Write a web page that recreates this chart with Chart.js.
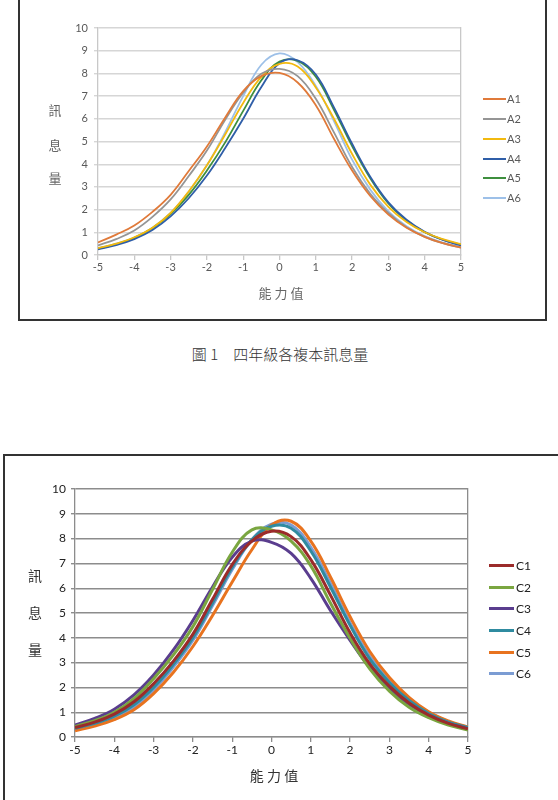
<!DOCTYPE html>
<html>
<head>
<meta charset="utf-8">
<script src="https://cdn.jsdelivr.net/npm/chart.js@4.4.1/dist/chart.umd.min.js"></script>
<style>
  html, body { margin: 0; padding: 0; background: #fff; }
  body { width: 558px; height: 800px; position: relative; overflow: hidden; font-family: "Noto Sans CJK TC", "Noto Sans", sans-serif; }
  .frame { position: absolute; border: 2px solid #333; box-sizing: border-box; }
  .abs { position: absolute; }
  .ytitle { position: absolute; text-align: center; }
  .ytitle div { position: absolute; left: -10px; width: 20px; text-align: center; }
  .leg { position: absolute; }
  .leg .ln { position: absolute; left: 0; }
  .leg .tx { position: absolute; font-family: Lato, "Liberation Sans", sans-serif; white-space: nowrap; }
</style>
</head>
<body>
<div class="frame" style="left:18px; top:-6px; width:529px; height:327px;"></div>
<div class="frame" style="left:3px; top:454px; width:565px; height:360px;"></div>

<div class="abs" style="left:0; top:0; width:558px; height:320px;"><canvas id="c1" width="558" height="320"></canvas></div>
<div class="abs" style="left:0; top:455px; width:558px; height:345px;"><canvas id="c2" width="558" height="345"></canvas></div>

<div id="yt1" class="ytitle" style="left:55px; top:0; color:#666; font-size:13px;"></div>
<div id="xt1" class="abs" style="left:231px; top:283px; width:100px; text-align:center; color:#666; font-size:13px;"></div>
<div id="leg1" class="leg" style="left:483px; top:0;"></div>

<div id="cap" class="abs" style="left:130px; top:343px; width:300px; text-align:center; color:#333; font-size:15px; font-weight:300; white-space:pre;"></div>

<div id="yt2" class="ytitle" style="left:35px; top:0; color:#333; font-size:14px;"></div>
<div id="xt2" class="abs" style="left:224px; top:765px; width:100px; text-align:center; color:#333; font-size:14px;"></div>
<div id="leg2" class="leg" style="left:489px; top:0;"></div>

<script>
// ---------- data ----------
const abilities = [-5, -4.5, -4, -3.5, -3, -2.5, -2, -1.5, -1, -0.5, 0, 0.5, 1, 1.5, 2, 2.5, 3, 3.5, 4, 4.5, 5];
const xTickLabels = ["-5", "-4", "-3", "-2", "-1", "0", "1", "2", "3", "4", "5"];
const yTickLabels = ["0", "1", "2", "3", "4", "5", "6", "7", "8", "9", "10"];

const seriesNamesA = ["A1", "A2", "A3", "A4", "A5", "A6"];
const A1 = [0.55, 0.90, 1.30, 1.90, 2.65, 3.70, 4.78, 6.05, 7.22, 7.88, 8.02, 7.60, 6.60, 5.12, 3.72, 2.60, 1.78, 1.20, 0.80, 0.52, 0.33];
const A2 = [0.42, 0.70, 1.08, 1.68, 2.45, 3.48, 4.60, 5.95, 7.15, 7.98, 8.20, 7.88, 6.88, 5.40, 3.88, 2.70, 1.85, 1.22, 0.80, 0.52, 0.33];
const A3 = [0.30, 0.50, 0.78, 1.20, 1.85, 2.80, 3.95, 5.30, 6.70, 7.85, 8.42, 8.30, 7.38, 6.00, 4.45, 3.10, 2.12, 1.45, 1.00, 0.70, 0.48];
const A4 = [0.25, 0.44, 0.70, 1.10, 1.70, 2.50, 3.50, 4.70, 6.00, 7.40, 8.45, 8.58, 7.95, 6.50, 4.90, 3.45, 2.32, 1.55, 1.02, 0.66, 0.42];
const A5 = [0.28, 0.48, 0.76, 1.18, 1.80, 2.65, 3.72, 4.95, 6.35, 7.70, 8.52, 8.55, 7.85, 6.40, 4.80, 3.38, 2.27, 1.52, 1.00, 0.68, 0.45];
const A6 = [0.30, 0.50, 0.76, 1.20, 1.85, 2.78, 3.95, 5.40, 7.00, 8.38, 8.88, 8.50, 7.45, 5.90, 4.20, 2.88, 1.92, 1.27, 0.83, 0.55, 0.35];

const seriesNamesC = ["C1", "C2", "C3", "C4", "C5", "C6"];
const C1 = [0.38, 0.60, 0.92, 1.42, 2.15, 3.05, 4.15, 5.55, 6.95, 7.90, 8.30, 8.08, 7.15, 5.72, 4.20, 2.95, 2.05, 1.37, 0.88, 0.55, 0.33];
const C2 = [0.42, 0.66, 1.00, 1.55, 2.35, 3.30, 4.45, 5.95, 7.45, 8.35, 8.35, 7.90, 6.90, 5.40, 3.98, 2.75, 1.85, 1.20, 0.78, 0.48, 0.28];
const C3 = [0.48, 0.75, 1.12, 1.70, 2.50, 3.50, 4.70, 6.05, 7.25, 7.90, 7.85, 7.40, 6.40, 5.10, 3.90, 2.80, 1.95, 1.32, 0.85, 0.54, 0.33];
const C4 = [0.35, 0.55, 0.84, 1.30, 2.00, 2.92, 4.00, 5.40, 6.85, 7.95, 8.50, 8.42, 7.50, 6.05, 4.50, 3.15, 2.20, 1.47, 0.95, 0.60, 0.38];
const C5 = [0.25, 0.44, 0.70, 1.10, 1.75, 2.60, 3.65, 4.90, 6.25, 7.55, 8.55, 8.70, 7.90, 6.45, 4.85, 3.45, 2.40, 1.60, 1.02, 0.65, 0.40];
const C6 = [0.30, 0.50, 0.76, 1.20, 1.90, 2.82, 3.90, 5.30, 6.75, 7.95, 8.58, 8.55, 7.65, 6.20, 4.60, 3.25, 2.25, 1.50, 1.00, 0.62, 0.38];

const colorsA = ["#E07A3A", "#959595", "#F2B90F", "#2F5EA8", "#3E8F3E", "#9DC0E8"];
const colorsC = ["#9B2B2A", "#7AA640", "#5A3D8E", "#2F8BA0", "#E8731F", "#7B9CD3"];

const captionText = "圖 1\u3000四年級各複本訊息量";
const yTitleChars = ["訊", "息", "量"];
const xTitleText = "能 力 值";

// ---------- helpers ----------
function toPoints(arr) { return abilities.map((x, i) => ({ x: x, y: arr[i] })); }

function makeChart(id, names, arrays, colors, cfg) {
  const datasets = names.map((n, i) => ({
    label: n,
    data: toPoints(arrays[i]),
    borderColor: colors[i],
    backgroundColor: colors[i],
    borderWidth: cfg.lineWidth,
    pointRadius: 0,
    tension: 0.4,
    fill: false
  }));
  return new Chart(document.getElementById(id), {
    type: 'line',
    data: { datasets: datasets },
    options: {
      responsive: false,
      animation: false,
      devicePixelRatio: 1,
      layout: { padding: cfg.padding },
      plugins: { legend: { display: false }, tooltip: { enabled: false } },
      scales: {
        x: {
          type: 'linear', min: -5, max: 5,
          afterFit: s => { s.height = cfg.xHeight; },
          afterBuildTicks: s => { s.ticks = xTickLabels.map(t => ({ value: Number(t) })); },
          ticks: { stepSize: 1, padding: cfg.xPad, color: cfg.tickColor, font: { family: 'Lato', size: cfg.tickSize }, maxRotation: 0,
                   callback: (v) => xTickLabels[xTickLabels.indexOf(String(v))] },
          grid: { drawOnChartArea: false, drawTicks: true, tickLength: 5, color: cfg.axisColor, lineWidth: 1.3 },
          border: { display: true, color: cfg.axisColor, width: 1.3 }
        },
        y: {
          min: 0, max: 10,
          afterFit: s => { s.width = cfg.yWidth; },
          afterBuildTicks: s => { s.ticks = yTickLabels.map(t => ({ value: Number(t) })); },
          ticks: { stepSize: 1, padding: cfg.yPad, color: cfg.tickColor, font: { family: 'Lato', size: cfg.tickSize },
                   callback: (v) => yTickLabels[yTickLabels.indexOf(String(v))] },
          grid: { drawOnChartArea: true, drawTicks: true, tickLength: 4, color: cfg.gridColor, lineWidth: 1.4 },
          border: { display: true, color: cfg.axisColor, width: 1.3 }
        },
        y2: {
          position: 'right', min: 0, max: 10,
          afterFit: s => { s.width = 0; },
          ticks: { display: false },
          grid: { drawOnChartArea: false, drawTicks: false },
          border: { display: true, color: cfg.axisColor, width: 1.3 }
        }
      }
    }
  });
}

makeChart('c1', seriesNamesA, [A1, A2, A3, A4, A5, A6], colorsA, {
  lineWidth: 1.8, padding: { left: 0, right: 97, top: 28, bottom: 0 },
  xHeight: 65, yWidth: 98, xPad: 1, yPad: 6, tickColor: '#595959', tickSize: 11,
  gridColor: '#D6D6D6', axisColor: '#C8C8C8'
});
makeChart('c2', seriesNamesC, [C1, C2, C3, C4, C5, C6], colorsC, {
  lineWidth: 3, padding: { left: 0, right: 90, top: 34, bottom: 0 },
  xHeight: 63, yWidth: 75, xPad: 1, yPad: 5, tickColor: '#222', tickSize: 12,
  gridColor: '#8C8C8C', axisColor: '#8C8C8C'
});

// ---------- text elements ----------
function yTitle(id, tops) {
  const el = document.getElementById(id);
  yTitleChars.forEach((ch, i) => {
    const d = document.createElement('div');
    d.textContent = ch;
    d.style.top = tops[i] + 'px';
    el.appendChild(d);
  });
}
yTitle('yt1', [100, 135, 168]);
yTitle('yt2', [565, 602, 639]);
document.getElementById('xt1').textContent = xTitleText;
document.getElementById('xt2').textContent = xTitleText;
document.getElementById('cap').textContent = captionText;

function legend(id, names, colors, rows, lineW, lineH, fontSize, textLeft, textColor) {
  const el = document.getElementById(id);
  names.forEach((n, i) => {
    const ln = document.createElement('div');
    ln.className = 'ln';
    ln.style.top = (rows[i] - lineH / 2) + 'px';
    ln.style.width = lineW + 'px';
    ln.style.height = lineH + 'px';
    ln.style.background = colors[i];
    el.appendChild(ln);
    const tx = document.createElement('div');
    tx.className = 'tx';
    tx.textContent = n;
    tx.style.left = textLeft + 'px';
    tx.style.top = (rows[i] - fontSize * 0.62) + 'px';
    tx.style.fontSize = fontSize + 'px';
    tx.style.color = textColor;
    el.appendChild(tx);
  });
}
legend('leg1', seriesNamesA, colorsA, [99, 118.5, 138.5, 158.5, 178, 198], 23, 2, 11, 24, '#595959');
legend('leg2', seriesNamesC, colorsC, [565, 587, 608.5, 630, 652, 673], 25, 3, 12, 27, '#222');
</script>
</body>
</html>
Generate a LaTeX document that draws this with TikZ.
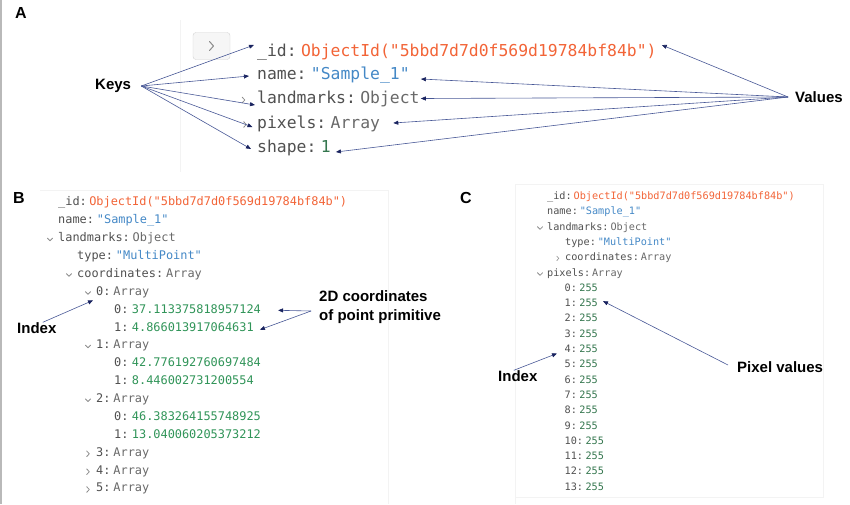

********************

INSTRUCTIONS TO FOLLOW — Copy each line holding the word "that" from the listing above.

SOLUTION FOR THIS EXERCISE —
Write a web page that recreates this chart with Chart.js.
Generate a LaTeX document that draws this with TikZ.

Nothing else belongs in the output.